Prediction for 2011 - Mr. Toads Wild and Crazy Ride

I am still reading all of the predictions about the wine industry for 2011.  The only good thing that I can say about them so far is that there are at least more of them than my already broken New Years Resolutions.  As you can tell by the title, I am predicting some massive instability and here is why.

In the last month, I have watched as yet another billionare has swooped into the California wine market and paid top dollar for an "almost" blue chip winery.  I say almost, because, while the winery has a great reputation, it is not from an area that most would consider to be blue chip on the world market.

In the meantime, I have watched as it appears our large corporate wineries are basically dumping their Australian assets.  I realize that some of this has to do with the Ausie dollar and some with unfortunate marketing and style of many Aussie Shiraz's.  However, a few years back, everyone was worried that these Aussie wines would rule the market place, and this is not the only baffling issue.

On the local scene (Central Coast of California), I have watched retailers and wineries dive head long into discounting wine.(My inbox yesterday contained an offer for six single vineyard pinots which claim to retail for $230 on sale for $99 with tax and shipping included.)  I have seen incredible producers shift production away from the high end vineyard designated wines to create wonderful and affordable blends.  Clearly, the price pressure being felt by the average winery is intense.

Finally, I was shocked when I read this morning about the sale of a Bourdeaux Chateau for a record high sale price.  I have some knowledge of Bourdeaux wines and have been lucky enough to drink a few, but I am not even close to the level of an aficianodo.  Thus, maybe I have simply missed all of the hub bub about this Chateaus in the past, but I had never heard of it.  While I do not doubt that it produces nice wines, a little known Chateau sold for a record price.

"Its vines today cover 4.7ha, with a further 3 hectares of parkland.
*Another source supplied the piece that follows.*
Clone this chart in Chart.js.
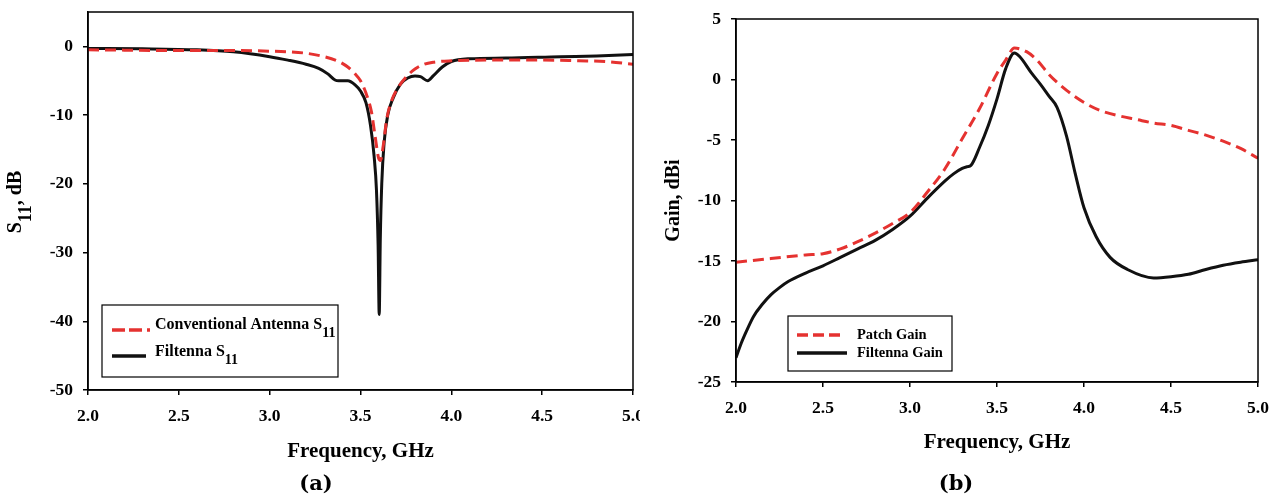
<!DOCTYPE html>
<html>
<head>
<meta charset="utf-8">
<script src="https://cdn.jsdelivr.net/npm/chart.js@4.4.1/dist/chart.umd.min.js"></script>
<style>
  html, body { margin: 0; padding: 0; background: #fff; }
  .panel { position: absolute; top: 0; width: 640px; height: 500px; }
</style>
</head>
<body>
<div class="panel" style="left:0"><canvas id="chartA"></canvas></div>
<div class="panel" style="left:640px"><canvas id="chartB"></canvas></div>
<script>
// (a) S11 curves
const freqConv = [2.0, 2.2, 2.4, 2.6, 2.8, 3.0, 3.1, 3.2, 3.3, 3.38, 3.43, 3.47, 3.5, 3.53, 3.56, 3.58, 3.6, 3.61, 3.625, 3.645, 3.67, 3.7, 3.75, 3.8, 3.85, 3.9, 4.0, 4.2, 4.5, 4.7, 4.85, 5.0];
const s11Conv  = [-0.5, -0.55, -0.6, -0.6, -0.6, -0.7, -0.8, -1.0, -1.5, -2.2, -3.0, -4.0, -5.0, -6.8, -9.5, -13.0, -16.3, -16.6, -14.5, -10.5, -8.0, -6.3, -4.5, -3.3, -2.6, -2.3, -2.1, -2.0, -2.0, -2.1, -2.2, -2.6];
const freqFil  = [2.0, 2.3, 2.6, 2.8, 3.0, 3.1, 3.2, 3.27, 3.32, 3.36, 3.38, 3.43, 3.47, 3.5, 3.53, 3.555, 3.575, 3.588, 3.597, 3.603, 3.609, 3.617, 3.63, 3.65, 3.68, 3.72, 3.76, 3.8, 3.83, 3.87, 3.9, 3.95, 4.0, 4.1, 4.3, 4.6, 4.8, 5.0];
const s11Fil   = [-0.3, -0.35, -0.5, -0.8, -1.5, -2.0, -2.6, -3.2, -4.0, -4.9, -5.0, -5.0, -5.6, -6.5, -8.2, -11.5, -16.0, -21.0, -29.0, -39.0, -28.0, -20.0, -14.0, -10.0, -7.5, -5.5, -4.6, -4.3, -4.4, -5.0, -4.3, -3.0, -2.2, -1.8, -1.7, -1.5, -1.4, -1.2];

// (b) gain curves
const freqPatch = [2.0, 2.2, 2.4, 2.5, 2.6, 2.7, 2.8, 2.9, 3.0, 3.1, 3.2, 3.3, 3.4, 3.5, 3.55, 3.6, 3.67, 3.73, 3.8, 3.9, 4.0, 4.1, 4.2, 4.3, 4.4, 4.5, 4.6, 4.7, 4.8, 4.9, 5.0];
const gainPatch = [-15.1, -14.8, -14.5, -14.4, -14.0, -13.4, -12.7, -11.9, -11.0, -9.3, -7.4, -4.9, -2.4, 0.5, 1.6, 2.6, 2.3, 1.6, 0.4, -0.9, -1.9, -2.6, -3.0, -3.3, -3.6, -3.8, -4.2, -4.6, -5.1, -5.7, -6.5];
const freqGainFil = [2.0, 2.03, 2.06, 2.1, 2.15, 2.2, 2.25, 2.3, 2.4, 2.5, 2.6, 2.7, 2.8, 2.9, 3.0, 3.1, 3.2, 3.25, 3.3, 3.33, 3.35, 3.4, 3.45, 3.5, 3.55, 3.6, 3.63, 3.7, 3.75, 3.8, 3.845, 3.9, 3.95, 4.0, 4.07, 4.15, 4.25, 4.4, 4.5, 4.6, 4.7, 4.8, 4.9, 5.0];
const gainFil     = [-23.0, -21.8, -20.8, -19.6, -18.6, -17.8, -17.2, -16.7, -16.0, -15.4, -14.7, -14.0, -13.3, -12.4, -11.3, -9.8, -8.4, -7.8, -7.35, -7.2, -7.1, -5.6, -3.8, -1.6, 0.9, 2.2, 1.9, 0.5, -0.4, -1.4, -2.3, -4.7, -7.8, -10.6, -13.0, -14.7, -15.7, -16.4, -16.3, -16.1, -15.7, -15.35, -15.1, -14.9];

const xTicks = [2.0, 2.5, 3.0, 3.5, 4.0, 4.5, 5.0];
const yTicksA = [0, -10, -20, -30, -40, -50];
const yTicksB = [5, 0, -5, -10, -15, -20, -25];

const RED = "#e53230";
const BLACK = "#111111";
const SERIF = "'Liberation Serif', 'Times New Roman', serif";

const pts = (xs, ys) => xs.map((x, i) => ({ x: x, y: ys[i] }));

// text with a subscript part, returns the width used
function subText(ctx, x, y, main, sub, tail, size, measureOnly) {
  const subSize = Math.round(size * 0.88);
  ctx.font = "bold " + size + "px " + SERIF;
  const w1 = ctx.measureText(main).width;
  const w3 = ctx.measureText(tail).width;
  ctx.font = "bold " + subSize + "px " + SERIF;
  const w2 = ctx.measureText(sub).width;
  if (!measureOnly) {
    ctx.textBaseline = "middle";
    ctx.textAlign = "left";
    ctx.font = "bold " + size + "px " + SERIF;
    ctx.fillText(main, x, y);
    ctx.fillText(tail, x + w1 + w2, y);
    ctx.font = "bold " + subSize + "px " + SERIF;
    ctx.fillText(sub, x + w1, y + size * 0.5);
  }
  return w1 + w2 + w3;
}

const decor = {
  id: "decor",
  afterDraw(chart, args, o) {
    const ctx = chart.ctx;
    const a = chart.chartArea;
    ctx.save();
    // box round the plot
    ctx.strokeStyle = "#000";
    ctx.lineWidth = 1.5;
    ctx.strokeRect(a.left, a.top, a.right - a.left, a.bottom - a.top);

    // y title with subscript
    if (o.yTitle) {
      const t = o.yTitle;
      ctx.fillStyle = "#000";
      ctx.translate(t.x, t.y);
      ctx.rotate(-Math.PI / 2);
      const w = subText(ctx, 0, 0, t.main, t.sub, t.tail, 20, true);
      subText(ctx, -w / 2, -4, t.main, t.sub, t.tail, 20, false);
      ctx.setTransform(1, 0, 0, 1, 0, 0);
    }

    // legend
    const L = o.legend;
    ctx.fillStyle = "#fff";
    ctx.fillRect(L.x, L.y, L.w, L.h);
    ctx.strokeStyle = "#000";
    ctx.lineWidth = 1.2;
    ctx.strokeRect(L.x, L.y, L.w, L.h);
    L.rows.forEach(r => {
      ctx.beginPath();
      ctx.strokeStyle = r.color;
      ctx.lineWidth = 3.5;
      ctx.setLineDash(r.dash);
      ctx.moveTo(r.x1, r.y);
      ctx.lineTo(r.x2, r.y);
      ctx.stroke();
      ctx.setLineDash([]);
      ctx.fillStyle = "#000";
      subText(ctx, r.tx, r.ty, r.main, r.sub, "", L.size, false);
    });

    // panel label
    ctx.fillStyle = "#000";
    ctx.font = "bold 21px 'DejaVu Serif', serif";
    ctx.textAlign = "center";
    ctx.textBaseline = "middle";
    ctx.fillText(o.label.text, o.label.x, o.label.y);
    ctx.restore();
  }
};

function makeChart(id, cfg) {
  const tickFont = { family: SERIF, size: 17.5, weight: "bold" };
  const titleFont = { family: SERIF, size: 21, weight: "bold" };
  return new Chart(document.getElementById(id), {
    type: "line",
    data: { datasets: cfg.datasets },
    options: {
      responsive: true,
      maintainAspectRatio: false,
      animation: false,
      layout: { padding: cfg.padding },
      elements: { point: { radius: 0 } },
      plugins: { legend: { display: false }, tooltip: { enabled: false }, decor: cfg.decor },
      scales: {
        x: {
          type: "linear", min: 2, max: 5,
          afterBuildTicks: s => { s.ticks = xTicks.map(v => ({ value: v })); },
          afterFit: s => { s.height = cfg.xHeight; s.paddingLeft = 0; s.paddingRight = 0; },
          ticks: { callback: v => v.toFixed(1), font: tickFont, color: "#000", padding: 11, maxRotation: 0, autoSkip: false },
          grid: { display: true, drawOnChartArea: false, drawTicks: true, tickLength: 5, color: "#000", lineWidth: 1.5 },
          border: { display: true, color: "#000", width: 1.5 },
          title: { display: true, text: "Frequency, GHz", font: titleFont, color: "#000", padding: { top: 0, bottom: cfg.xTitlePad } }
        },
        y: {
          type: "linear", min: cfg.yMin, max: cfg.yMax,
          afterBuildTicks: s => { s.ticks = cfg.yTicks.map(v => ({ value: v })); },
          afterFit: s => { s.width = cfg.yWidth; s.paddingTop = 0; s.paddingBottom = 0; },
          ticks: { font: tickFont, color: "#000", padding: 10, autoSkip: false },
          grid: { display: true, drawOnChartArea: false, drawTicks: true, tickLength: 5, color: "#000", lineWidth: 1.5 },
          border: { display: true, color: "#000", width: 1.5 },
          title: cfg.yTitle
        }
      }
    },
    plugins: [decor]
  });
}

makeChart("chartA", {
  padding: { left: 0, right: 7, top: 12, bottom: 0 },
  xHeight: 110, yWidth: 88, xTitlePad: 36,
  yMin: -50, yMax: 5, yTicks: yTicksA,
  yTitle: { display: false },
  datasets: [
    { label: "Conventional Antenna S11", data: pts(freqConv, s11Conv), borderColor: RED, borderWidth: 3, borderDash: [11, 6], cubicInterpolationMode: "monotone", fill: false },
    { label: "Filtenna S11", data: pts(freqFil, s11Fil), borderColor: BLACK, borderWidth: 3, cubicInterpolationMode: "monotone", fill: false }
  ],
  decor: {
    yTitle: { x: 20, y: 202, main: "S", sub: "11", tail: ", dB" },
    legend: {
      x: 102, y: 305, w: 236, h: 72, size: 16,
      rows: [
        { color: RED, dash: [13, 4, 13, 5, 4, 50], x1: 112, x2: 150, y: 330, tx: 155, ty: 325, main: "Conventional Antenna S", sub: "11" },
        { color: BLACK, dash: [], x1: 112, x2: 146, y: 356, tx: 155, ty: 352, main: "Filtenna S", sub: "11" }
      ]
    },
    label: { text: "(a)", x: 316, y: 485 }
  }
});

makeChart("chartB", {
  padding: { left: 0, right: 22, top: 19, bottom: 0 },
  xHeight: 118, yWidth: 96, xTitlePad: 45,
  yMin: -25, yMax: 5, yTicks: yTicksB,
  yTitle: { display: true, text: "Gain, dBi", font: { family: SERIF, size: 20, weight: "bold" }, color: "#000", padding: { top: 22, bottom: 0 } },
  datasets: [
    { label: "Patch Gain", data: pts(freqPatch, gainPatch), borderColor: RED, borderWidth: 3, borderDash: [11, 6], cubicInterpolationMode: "monotone", fill: false },
    { label: "Filtenna Gain", data: pts(freqGainFil, gainFil), borderColor: BLACK, borderWidth: 3, cubicInterpolationMode: "monotone", fill: false }
  ],
  decor: {
    legend: {
      x: 148, y: 316, w: 164, h: 55, size: 14.5,
      rows: [
        { color: RED, dash: [11, 5], x1: 157, x2: 200, y: 335, tx: 217, ty: 335, main: "Patch Gain", sub: "" },
        { color: BLACK, dash: [], x1: 157, x2: 207, y: 353, tx: 217, ty: 353, main: "Filtenna Gain", sub: "" }
      ]
    },
    label: { text: "(b)", x: 316, y: 485 }
  }
});
</script>
</body>
</html>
This means the sale price equates to €3.8m per hectare – which according to local paper Sud Ouest is the highest amount ever paid per hectare for a vineyard in Bordeaux, even taking into account that some of that price will have been paid for the adjoining park, and attractive 19th century chateau."  I realize that the Far East Market is driving crazy prices for high end Bourdeaux wines, but I still do not get this purchase.  I think we are in for a new era.

Our World economy seems to be seperating between the top and the bottom.  If you are considered a rare luxury good, there appears to be strong demand and no pricing pressure.  However, below that, there appears to be massive pressure for value.  This pressure is supported by the fact that the wine market is awash in quality wines from all over the world at very reasonable price points.

When new owners pay records prices, I have to assume that they are shooting to be in the luxury brand.  Otherwise, I just do not see the margins for those in the value catagory that would justify these record prices.   Justin and Chateau Carmes may prove their purchasers right, and they may transcend the boundary between value and luxury status, I simply do not know how much room for growth exists in the luxury arena.  However, I no longer believe that simply putting Napa on the label or Haut Brion will guaruntee you that status.  As the title, inspired by a recent trip to Disneyland with my children states,  I think that this is part of the wild ride that the wine industry is about to take.  In the meantime, I am enjoying picking up some wonderful wines at prices that seem very reasonable.